举艺术节的例子来说,艺术家可以通过画作把盘中所盛的美味珍馐表现出来,但当依照盘中食物作画已经无法满足乐趣的时候,艺术家们就可以到当地,帮老妈妈们一起动手制作“料理”,其中的乐趣会更多,可能还有机会亲自“品尝”。又或者,艺术家可以带领当地的老爷爷老奶奶一起身体力行,共同创作。艺术创作会开始朝着不同的方向转变,而我就是从中给各方面提供各类协助。
王耀庆:在开始做艺术节之后的这二十年,过程当中遇到的困难也很多吧?
北川:做什么事情都会面临很多困难。以农业为例,从事农业的人们工作十分艰苦,这份工作会受到气候的影响,不管多辛苦,最后可能还是颗粒无收。即便如此,有晴有雨,有政治影响,但人们在与自然打交道的过程中都还是会充实地工作,都能从中获得一定乐趣,苦中作乐吧。我觉得那样很好,大家努力工作,使工作变得有意思。但现在的社会环境,工作变得没有乐趣了,大家只关心是否赚钱,关心如何能够提高效率,不管做什么事情都变得没有过去快乐了。
我的理想是大家能够通过某件事情获得充实以及快乐,希望能打开人的五感,看见、听见、闻到、尝到、触碰到,全身心地投入其中享受快乐。我一直以来都在提倡,我们应当追求这样的生活。
艺术节就是这样的一种生活实践,参与艺术节的人们,尤其是当地的老爷爷老奶奶,从帮忙制作作品,到努力跟来看艺术节的人介绍作品,他们参与的工作不仅能充实他们的生活,更会在其中感受到乐趣,所以再困难都不算是困难了。

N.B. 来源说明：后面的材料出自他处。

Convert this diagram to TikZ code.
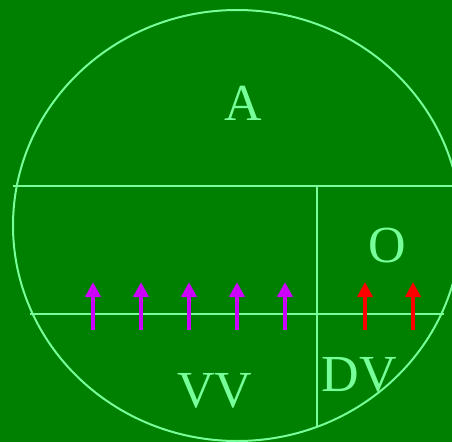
\documentclass[tikz,border=0pt]{standalone}
\usepackage{fontspec}
\setmainfont{Liberation Serif}
\usepackage{xcolor}
\definecolor{FieldGreen}{HTML}{008000}
\definecolor{PaleLine}{HTML}{77FF99}
\definecolor{FlowPurple}{HTML}{CC00FF}
\definecolor{FlowRed}{HTML}{FF0000}
\usetikzlibrary{arrows.meta}

\begin{document}
\begin{tikzpicture}[
  x=1pt,y=-1pt,
  part/.style={line width=2pt,draw=PaleLine},
  region/.style={anchor=base,text=PaleLine,inner sep=0pt,font=\fontsize{52}{52}\selectfont},
  flow/.style={-{Triangle[length=15pt,width=15pt]},line width=4pt}
]
\useasboundingbox[fill=FieldGreen] (0,0) rectangle (452,442);
\clip (0,0) rectangle (452,442);
% outline and divisions
\draw[part] (237,225.5) ellipse [x radius=224pt,y radius=215.5pt];
\coordinate (topL) at (13,186);
\coordinate (topR) at (452,186);
\coordinate (midL) at (30,313.5);
\coordinate (midR) at (444,313.5);
\coordinate (splitT) at (317,186);
\coordinate (splitB) at (317,426.5);
\draw[part] (topL) -- (topR);
\draw[part] (midL) -- (midR);
\draw[part] (splitT) -- (splitB);
% labels
\node[region] (atrium) at (243,120) {A};
\node[region] (outlet) at (387,262) {O};
\node[region] (ventral) at (215,407) {VV};
\node[region] (dorsal) at (359.5,391) {DV};
% arrows
\foreach \i/\xx in {1/93,2/141,3/189,4/237,5/285} {
  \coordinate (pTail\i) at (\xx,330);
  \coordinate (pTip\i) at (\xx,282);
  \draw[flow,FlowPurple] (pTail\i) -- (pTip\i);
}
\foreach \i/\xx in {1/365,2/413} {
  \coordinate (rTail\i) at (\xx,330);
  \coordinate (rTip\i) at (\xx,282);
  \draw[flow,FlowRed] (rTail\i) -- (rTip\i);
}
\end{tikzpicture}
\end{document}
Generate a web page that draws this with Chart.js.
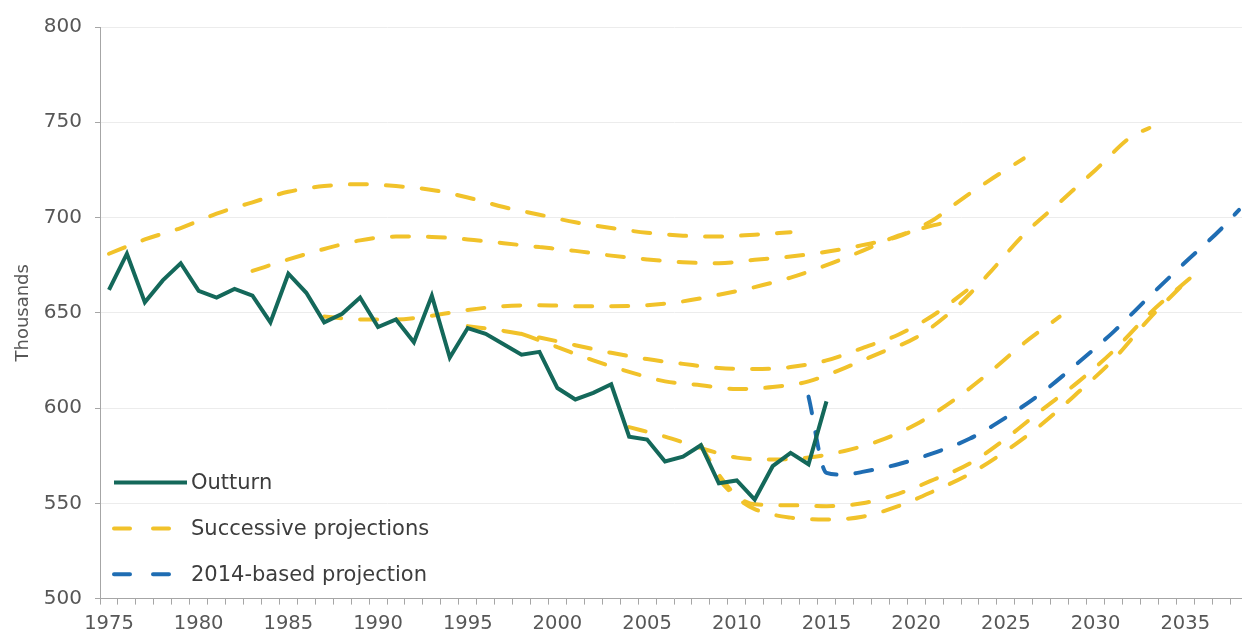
<!DOCTYPE html>
<html lang="en">
<head>
<meta charset="UTF-8">
<title>Outturn and successive projections</title>
<script src="https://cdn.jsdelivr.net/npm/chart.js"></script>
<style>
    * { margin: 0; padding: 0; box-sizing: border-box; }
    html, body { overflow: hidden; }
    body { background: #fff; font-family: 'DejaVu Sans', sans-serif; }
    /* the year axis runs a few pixels past the right edge of the frame */
    .chart-container { position: relative; width: 1248px; height: 633px; }
</style>
</head>
<body>
<div class="chart-container"><canvas id="projChart"></canvas></div>
<script>
// categories: one slot per year
const years = [];
for (let y = 1975; y <= 2038; y++) years.push(y);

const yTicks = [500, 550, 600, 650, 700, 750, 800];

// outturn, one value per year from 1975
const outturnStart = 1975;
const outturn = [662, 681, 655.5, 667, 676, 661.5, 658, 662.5, 659, 645,
    670.5, 660.5, 645, 649.5, 658, 642.5, 646.5, 634.5, 659, 626.5,
    642, 639, 633.5, 628, 629.5, 610.5, 604.5, 608, 612.5, 585,
    583.5, 572, 574.5, 580.5, 560.5, 562, 552, 569.5, 576.5, 570.5, 603.5];

// successive projections, [year, thousands]
const projA = [[1975, 681], [1977, 688.5], [1979, 694.5], [1981, 702], [1983, 708], [1985, 713.5],
    [1987, 716.5], [1989, 717.5], [1991, 716.5], [1993, 714.5], [1995, 710.5], [1997, 705.5],
    [1999, 701.5], [2001, 697.5], [2003, 694.5], [2005, 692], [2007, 690.5], [2009, 690],
    [2011, 691], [2013, 692.3]];
const projB = [[1983, 672], [1985, 678], [1987, 683.5], [1989, 688], [1991, 690], [1993, 689.8],
    [1995, 688.5], [1997, 686.5], [1999, 684.5], [2001, 682.5], [2003, 680], [2005, 678],
    [2007, 676.5], [2009, 676], [2011, 677.8], [2013, 679.5], [2015, 682], [2017, 685.5],
    [2019, 690], [2021, 699], [2022, 706], [2024, 719], [2026, 731]];
const projC = [[1987, 648], [1989, 646.5], [1991, 646.5], [1993, 648.5], [1995, 651.5], [1997, 653.5],
    [1999, 654], [2001, 653.5], [2003, 653.5], [2005, 654], [2007, 656], [2009, 659.5],
    [2011, 663.5], [2013, 668.5], [2015, 675], [2017, 682.5], [2019, 690.5], [2021, 696], [2022, 698]];
const projD = [[1995, 643], [1997, 640.5], [1999, 637], [2001, 633], [2003, 629], [2005, 625.7],
    [2007, 623.2], [2009, 621], [2011, 620.5], [2013, 621.5], [2015, 625], [2017, 631.5],
    [2019, 638.5], [2021, 649], [2023, 663]];
const projE = [[1998, 639], [2000, 632], [2002, 625], [2004, 619], [2006, 614], [2008, 612],
    [2010, 610], [2012, 611], [2014, 614], [2016, 621], [2018, 629], [2020, 637], [2022, 651],
    [2023, 660], [2024, 670], [2026, 691], [2028, 708], [2030, 725], [2032, 742.5], [2033, 747]];
const projF = [[2004, 590], [2006, 585], [2008, 579], [2010, 574], [2012, 573], [2014, 574],
    [2016, 577.5], [2018, 583], [2020, 591.5], [2022, 603.5], [2024, 618], [2026, 634], [2028, 648]];
const projG = [[2008, 580.5], [2009, 565], [2010, 554], [2011, 549.5], [2013, 549], [2015, 548.5],
    [2017, 550], [2019, 555], [2021, 562.5], [2023, 571], [2025, 584], [2027, 599], [2029, 613.5],
    [2031, 630], [2033, 649.5], [2035, 666], [2036, 674]];
const projH = [[2008, 580.5], [2009, 563], [2010, 553], [2011, 547], [2013, 542.5], [2015, 541.5],
    [2017, 543], [2019, 548.5], [2021, 556.5], [2023, 565.5], [2025, 577.5], [2027, 591.5],
    [2029, 608], [2031, 625.5], [2033, 647], [2035, 666]];

// 2014-based projection
const proj2014 = [[2014, 606], [2015, 566], [2016, 565], [2017, 566.5], [2019, 570.5], [2021, 576.5],
    [2023, 584], [2025, 595], [2027, 608], [2029, 623.5], [2031, 640], [2033, 658.5],
    [2035, 676.5], [2037, 694], [2038, 704]];

const colors = {
    outturn: '#14685a',
    successive: '#f1c22a',
    based2014: '#1f6db3',
    text: '#3d3d3d',
    ticks: '#575757',
    axis: '#a6a6a6',
    grid: '#ececec'
};

const toPoints = pairs => pairs.map(([x, y]) => ({ x, y }));

function dashedSet(label, pairs, color) {
    return {
        label,
        data: toPoints(pairs),
        borderColor: color,
        borderWidth: 4,
        borderDash: [17, 19],
        borderCapStyle: 'round',
        cubicInterpolationMode: 'monotone',
        pointRadius: 0,
        fill: false
    };
}

const successive = [projA, projB, projC, projD, projE, projF, projG, projH];

const datasets = [
    {
        label: 'Outturn',
        data: outturn.map((v, i) => ({ x: outturnStart + i, y: v })),
        borderColor: colors.outturn,
        borderWidth: 4,
        tension: 0,
        pointRadius: 0,
        fill: false
    },
    dashedSet('2014-based projection', proj2014, colors.based2014),
    ...successive.map(p => dashedSet('Successive projections', p, colors.successive))
];

// legend sits inside the plot, bottom left
const insideLegend = {
    id: 'insideLegend',
    afterDatasetsDraw(chart) {
        const { ctx, chartArea } = chart;
        const items = [
            { text: 'Outturn', color: colors.outturn, dash: [] },
            { text: 'Successive projections', color: colors.successive, dash: [16, 23] },
            { text: '2014-based projection', color: colors.based2014, dash: [16, 23] }
        ];
        ctx.save();
        ctx.font = '21px "DejaVu Sans", sans-serif';
        ctx.textBaseline = 'middle';
        items.forEach((item, i) => {
            const y = chartArea.bottom - 116 + i * 45.8;
            const x0 = chartArea.left + 14;
            ctx.beginPath();
            ctx.setLineDash(item.dash);
            ctx.lineCap = item.dash.length ? 'round' : 'butt';
            ctx.lineWidth = 4;
            ctx.strokeStyle = item.color;
            ctx.moveTo(x0, y);
            ctx.lineTo(x0 + 73, y);
            ctx.stroke();
            ctx.setLineDash([]);
            ctx.fillStyle = colors.text;
            ctx.fillText(item.text, chartArea.left + 91, y + 1);
        });
        ctx.restore();
    }
};

const ctx = document.getElementById('projChart').getContext('2d');
new Chart(ctx, {
    type: 'line',
    data: { labels: years, datasets },
    plugins: [insideLegend],
    options: {
        responsive: true,
        maintainAspectRatio: false,
        devicePixelRatio: 1,
        animation: false,
        layout: { padding: { top: 27, right: 0, bottom: -11, left: 0 } },
        plugins: {
            legend: { display: false },
            tooltip: { enabled: false }
        },
        scales: {
            x: {
                type: 'category',
                offset: true,
                border: { color: colors.axis, width: 1 },
                grid: {
                    offset: true,
                    drawOnChartArea: false,
                    tickLength: 6,
                    tickColor: colors.axis
                },
                ticks: {
                    autoSkip: false,
                    maxRotation: 0,
                    minRotation: 0,
                    padding: 8,
                    color: colors.ticks,
                    font: { family: 'DejaVu Sans', size: 19.5 },
                    callback(value) {
                        const yr = this.getLabelForValue(value);
                        return yr % 5 === 0 ? String(yr) : '';
                    }
                }
            },
            y: {
                min: yTicks[0],
                max: yTicks[yTicks.length - 1],
                afterBuildTicks(scale) {
                    scale.ticks = yTicks.map(v => ({ value: v }));
                },
                afterFit(scale) {
                    scale.width = 100;
                },
                border: { color: colors.axis, width: 1 },
                grid: {
                    color: colors.grid,
                    tickColor: colors.axis,
                    tickLength: 5
                },
                ticks: {
                    padding: 13,
                    color: colors.ticks,
                    font: { family: 'DejaVu Sans', size: 20 }
                },
                title: {
                    display: true,
                    text: 'Thousands',
                    color: colors.ticks,
                    font: { family: 'DejaVu Sans', size: 18 },
                    padding: { top: 13, bottom: 0 }
                }
            }
        }
    }
});
</script>
</body>
</html>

对我而言最重要的是什么呢?是当有人邀请你一起玩耍的时候,不管什么情况,你都能应邀一同玩耍。对我而言这才是最有趣、最困难的,当然也是价值所在。玩耍是一件十分重要的事情,但是现在能允许人们玩耍的事情越来越少了,我对于这个现状很不甘心。如果足够努力,单纯的工作是不是就能变成一种玩耍的集会,这是我想做的事情。